Although the Coercive Acts specifically targeted Massachusetts, other colonies agreed that they went too far. The Boston Tea Party garnered sympathy from other states, eventually forming the First Continental Congress.

On September 5, 1774, delegates from 12 states met during the First Continental Congress. They created The Declaration and Resolves, which criticized the Coercive Acts and boycotted British products. If the Boston Tea Party hadn’t happened, the First Congress would not have convened. Historians consider this to be the start of the Revolutionary War.

The Tea Wasn’t Even From India

A tea farmer holds loose leaf tea.
China Photos/Getty Images
China Photos/Getty Images

Although the British East India Company shipped the products, the tea itself did not come from India. The East India Company did not establish tea plantations in India until the 1830s. During the Boston Tea Party era, all tea came from China.

All of the tea was loose-leaf; tea bricks did not appear until 150 years later. Most of it (about 265 chests) were black teas: Bohea, Congou, and Lapsang Souchong. Seventy-five chests contained two green teas, Hyson and Singlo. George Washington and Thomas Jefferson both enjoyed Hyson green tea.
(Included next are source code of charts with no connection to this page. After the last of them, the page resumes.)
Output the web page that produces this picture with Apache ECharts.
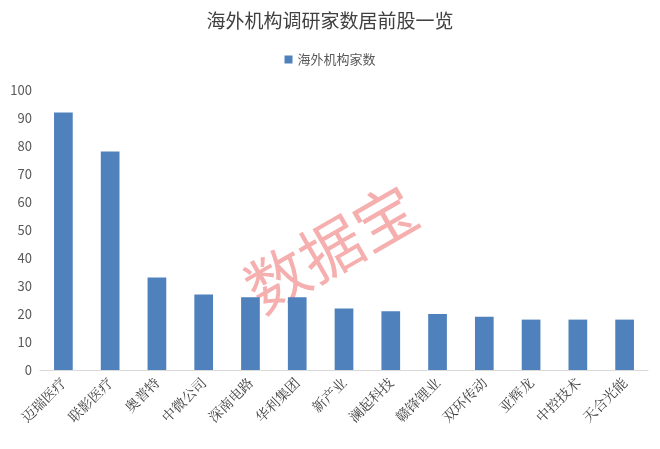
<!DOCTYPE html>
<html>
<head>
<meta charset="utf-8">
<script src="https://cdn.jsdelivr.net/npm/echarts@6/dist/echarts.min.js"></script>
<style>
  html, body { margin: 0; padding: 0; background: #fff; }
  #chart { width: 660px; height: 449px; }
</style>
</head>
<body>
<div id="chart"></div>
<script>
const categories = ['迈瑞医疗', '联影医疗', '奥普特', '中微公司', '深南电路', '华利集团', '新产业',
  '澜起科技', '赣锋锂业', '双环传动', '亚辉龙', '中控技术', '天合光能'];
const values = [92, 78, 33, 27, 26, 26, 22, 21, 20, 19, 18, 18, 18];
const seriesName = '海外机构家数';

const chart = echarts.init(document.getElementById('chart'));
const font = '"Noto Sans CJK SC", sans-serif';

chart.setOption({
  animation: false,
  title: {
    text: '海外机构调研家数居前股一览',
    left: 'center',
    top: 6,
    textStyle: { fontSize: 19, fontWeight: 'normal', color: '#404040', fontFamily: font }
  },
  legend: {
    top: 48,
    left: 'center',
    icon: 'rect',
    itemWidth: 8,
    itemHeight: 8,
    textStyle: { fontSize: 13, color: '#595959', fontFamily: font },
    data: [seriesName]
  },
  grid: { left: 40, right: 12, top: 90, bottom: 79 },
  xAxis: {
    type: 'category',
    data: categories,
    axisTick: { show: false },
    axisLine: { lineStyle: { color: '#d9d9d9' } },
    axisLabel: { rotate: 45, interval: 0, fontSize: 14, color: '#404040', fontFamily: '"Noto Serif CJK SC", "Noto Sans CJK SC", serif', margin: 10 }
  },
  yAxis: {
    type: 'value',
    min: 0,
    max: 100,
    interval: 10,
    axisLine: { show: false },
    axisTick: { show: false },
    splitLine: { show: false },
    axisLabel: { fontSize: 13, color: '#595959', fontFamily: font }
  },
  series: [{
    name: seriesName,
    type: 'bar',
    data: values,
    barWidth: '40%',
    itemStyle: { color: '#4f81bd' }
  }],
  graphic: [{
    type: 'text',
    left: 235,
    top: 175,
    rotation: Math.PI / 6,
    style: {
      text: '数据宝',
      fontSize: 62,
      fill: 'rgba(238,95,95,0.5)',
      fontFamily: font
    }
  }]
});
</script>
</body>
</html>
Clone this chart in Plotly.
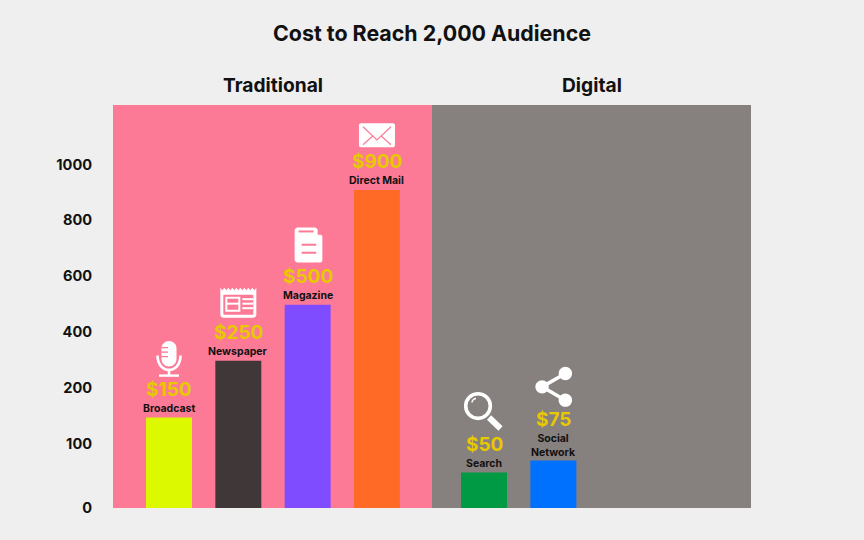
import plotly.graph_objects as go

TITLE = "Cost to Reach 2,000 Audience"
groups = ["Traditional", "Digital"]
trad_categories = ["Broadcast", "Newspaper", "Magazine", "Direct Mail"]
trad_heights = [90.5, 147.5, 203.5, 318.5]
trad_prices = ["$150", "$250", "$500", "$900"]
trad_colors = ["#DDF900", "#403838", "#7F4CFF", "#FF6B26"]
digi_categories = ["Search", "Social Network"]
digi_heights = [35.5, 47.5]
digi_prices = ["$50", "$75"]
digi_colors = ["#009A44", "#0070FF"]
# The source axis is not evenly spaced: tick labels sit at these axis positions
tick_positions = [0, 64, 120, 176, 232, 288, 343.5]
tick_labels = ["0", "100", "200", "400", "600", "800", "1000"]

FONT = "Inter"
PINK = "#FC7A96"
GRAY = "#86807E"
YELLOW = "#E8C800"
WHITE = "#FFFFFF"


def P(segs, oy):
    """Local icon coordinates (y down from icon centre) to a pixel-mode path (y up from bar top)."""
    out = []
    for s in segs:
        c = s[0]
        nums = s[1:]
        pts = []
        for i in range(0, len(nums), 2):
            pts.append(f"{nums[i]:.2f},{oy - nums[i + 1]:.2f}")
        out.append(c + " ".join(pts))
    return " ".join(out)


def circle(cx, cy, r):
    k = 0.5523 * r
    return [("M", cx + r, cy),
            ("C", cx + r, cy + k, cx + k, cy + r, cx, cy + r),
            ("C", cx - k, cy + r, cx - r, cy + k, cx - r, cy),
            ("C", cx - r, cy - k, cx - k, cy - r, cx, cy - r),
            ("C", cx + k, cy - r, cx + r, cy - k, cx + r, cy), ("Z",)]


def rrect(x0, y0, x1, y1, r):
    k = 0.45 * r
    return [("M", x0 + r, y0), ("L", x1 - r, y0), ("C", x1 - k, y0, x1, y0 + k, x1, y0 + r),
            ("L", x1, y1 - r), ("C", x1, y1 - k, x1 - k, y1, x1 - r, y1),
            ("L", x0 + r, y1), ("C", x0 + k, y1, x0, y1 - k, x0, y1 - r),
            ("L", x0, y0 + r), ("C", x0, y0 + k, x0 + k, y0, x0 + r, y0), ("Z",)]


def line(x0, y0, x1, y1):
    return [("M", x0, y0), ("L", x1, y1)]


def fill(segs, color=WHITE):
    return (segs, color, None, 0)


def stroke(segs, width, color=WHITE):
    return (segs, None, color, width)


serrated = [("M", -18, -15)]
for i in range(9):
    serrated += [("L", -18 + 4 * i + 2, -12.5), ("L", -18 + 4 * i + 4, -15)]
serrated += [("L", 18, 12), ("C", 18, 14, 16, 15, 15, 15), ("L", -15, 15),
             ("C", -16, 15, -18, 14, -18, 12), ("Z",)]

icons = {
    "Broadcast": (59, [
        fill(rrect(-7.5, -17.5, 7.5, 8, 7.5)),
        stroke(line(-7.5, -11, -1, -11), 1.3, PINK),
        stroke(line(-7.5, -6.5, -1, -6.5), 1.3, PINK),
        stroke(line(-7.5, -2, -1, -2), 1.3, PINK),
        stroke([("M", -11.5, -3), ("C", -11.5, 16, 11.5, 16, 11.5, -3)], 2.6),
        stroke(line(0, 11, 0, 17), 2.6),
        stroke(line(-10, 17, 10, 17), 2.4),
    ]),
    "Newspaper": (58, [
        fill(serrated),
        fill(rrect(-15, -8, 15, 12, 1), PINK),
        stroke([("M", -12, -5), ("L", 1, -5), ("L", 1, 8), ("L", -12, 8), ("Z",)], 2),
        stroke(line(-12, 1, 1, 1), 2),
        stroke(line(4, -3.5, 15, -3.5), 2),
        stroke(line(4, 1, 15, 1), 2),
        stroke(line(4, 5.5, 15, 5.5), 2),
    ]),
    "Magazine": (60, [
        fill(rrect(-13, -17.3, 10, 17.7, 3)),
        fill(rrect(7, -10, 14.7, 17.7, 2)),
        stroke(line(-9, -13.3, 6, -13.3), 2, PINK),
        stroke(line(-6, 0, 8.6, 0), 2, PINK),
        stroke(line(-6, 8, 8.6, 8), 2, PINK),
    ]),
    "Direct Mail": (54.7, [
        fill(rrect(-18, -12, 18, 12, 2)),
        stroke([("M", -14, -8.5), ("L", 0, 4.7), ("L", 14, -8.5)], 1.2, PINK),
        stroke(line(-14, 9.5, -4, 0.5), 1.2, PINK),
        stroke(line(14, 9.5, 4, 0.5), 1.2, PINK),
    ]),
    "Search": (60, [
        stroke(circle(-6, -6.5, 12.3), 3.6),
        stroke(line(5, 5, 16.5, 16), 6),
        stroke([("M", -12, -10), ("C", -12, -12, -10, -14, -8, -14)], 1.5),
    ]),
    "Social Network": (73.7, [
        stroke([("M", 12, -13.3), ("L", -11.3, 0), ("L", 12, 13.3)], 3.5),
        fill(circle(12, -13.3, 6.7)),
        fill(circle(-11.3, 0, 6.7)),
        fill(circle(12, 13.3, 6.7)),
    ]),
}

fig = go.Figure()
fig.add_bar(x=trad_categories, y=trad_heights, marker_color=trad_colors, marker_line_width=0,
            xaxis="x", yaxis="y", showlegend=False, hoverinfo="skip")
fig.add_bar(x=digi_categories, y=digi_heights, marker_color=digi_colors, marker_line_width=0,
            xaxis="x2", yaxis="y", showlegend=False, hoverinfo="skip")

shapes = [
    dict(type="rect", xref="x domain", yref="y domain", x0=0, x1=1, y0=0, y1=1,
         fillcolor=PINK, line_width=0, layer="below"),
    dict(type="rect", xref="x2 domain", yref="y domain", x0=0, x1=1, y0=0, y1=1,
         fillcolor=GRAY, line_width=0, layer="below"),
]
annotations = []
for xref, cats, hts, prices in [("x", trad_categories, trad_heights, trad_prices),
                                ("x2", digi_categories, digi_heights, digi_prices)]:
    for c, h, p in zip(cats, hts, prices):
        two_line = c == "Social Network"
        label = c.replace(" ", "<br>") if two_line else c
        label_shift = 15.5 if two_line else 9
        price_shift = 41 if two_line else 28
        annotations.append(dict(x=c, y=h, xref=xref, yref="y", text=label, showarrow=False,
                                yshift=label_shift, font=dict(family=FONT, size=10.5, color="#111111", weight=700),
                                yanchor="middle", xanchor="center"))
        annotations.append(dict(x=c, y=h, xref=xref, yref="y", text=p, showarrow=False,
                                yshift=price_shift, font=dict(family=FONT, size=19, color=YELLOW, weight=700),
                                yanchor="middle", xanchor="center"))
        oy, parts = icons[c]
        for segs, fc, lc, lw in parts:
            shapes.append(dict(type="path", xref=xref, yref="y", xsizemode="pixel", ysizemode="pixel",
                               xanchor=cats.index(c), yanchor=h, path=P(segs, oy),
                               fillcolor=fc if fc else "rgba(0,0,0,0)",
                               line=dict(color=lc if lc else "rgba(0,0,0,0)", width=lw)))

for xref, g in zip(["x domain", "x2 domain"], groups):
    annotations.append(dict(x=0.5, y=1, xref=xref, yref="y domain", text=g, showarrow=False,
                            yshift=20, font=dict(family=FONT, size=19.2, color="#111111", weight=700),
                            yanchor="middle", xanchor="center"))

fig.update_layout(
    width=864, height=540, margin=dict(l=113, r=113, t=105, b=31.5),
    paper_bgcolor="#EFEFEF", plot_bgcolor="#EFEFEF",
    title=dict(text=TITLE, x=0.5, xref="paper", xanchor="center", y=1 - 34 / 540, yanchor="middle",
               font=dict(family=FONT, size=21.4, color="#111111", weight=700)),
    bargap=0.337,
    shapes=shapes, annotations=annotations,
    xaxis=dict(domain=[0, 0.5], type="category", categoryorder="array", categoryarray=trad_categories,
               range=[-0.808, 3.794], showticklabels=False, showgrid=False, zeroline=False, ticks="", anchor="y"),
    xaxis2=dict(domain=[0.5, 1], type="category", categoryorder="array", categoryarray=digi_categories,
                range=[-0.75, 3.85], showticklabels=False, showgrid=False, zeroline=False, ticks="", anchor="y"),
    yaxis=dict(range=[0, 403.5], tickmode="array", tickvals=tick_positions, ticktext=tick_labels,
               showgrid=False, zeroline=False, ticks="outside", ticklen=17, tickcolor="rgba(0,0,0,0)",
               tickfont=dict(family=FONT, size=14.6, color="#111111", weight=700), anchor="x"),
)
fig.write_html("out.html", post_script="document.body.style.margin='0'", config={"displayModeBar": False})
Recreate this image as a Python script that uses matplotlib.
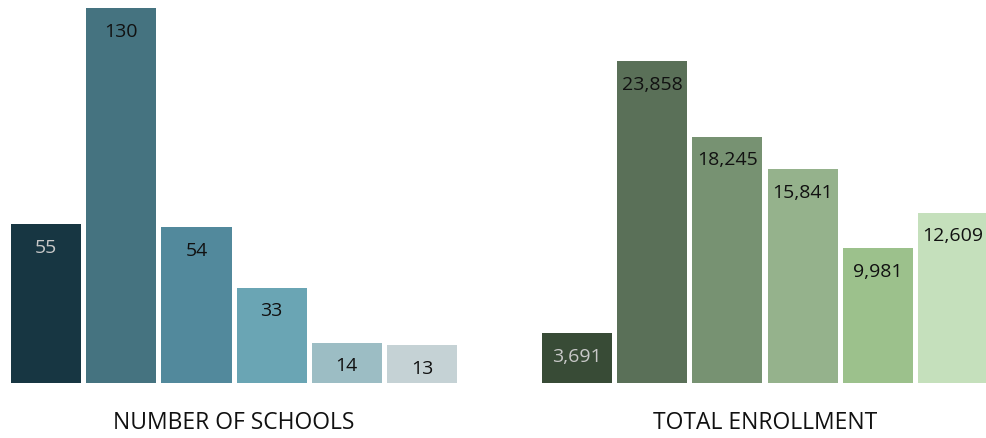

The Site Of The Boston Tea Party No Longer Exists

The Boston Tea Party Museum is on a boat in the Boston Harbor.
Joe Sohm/Visions of America/Universal Images Group via Getty Images
Joe Sohm/Visions of America/Universal Images Group via Getty Images

The Boston Tea Party happened at a port called Griffin’s Wharf. It was a part of the Boston Harbor, but it no longer exists today. Griffin’s Wharf was an important area of commerce throughout the 18th century. In the 19th century, the harbor was filled in as a part of industrialization.

Historians debate over where, exactly, Griffin’s Wharf was. Most agree that it existed on the corner of Congress Street and Purchase Street. Today, Boston Tea Party Ships & Museum sits on a bridge near where the Boston Tea Party took place.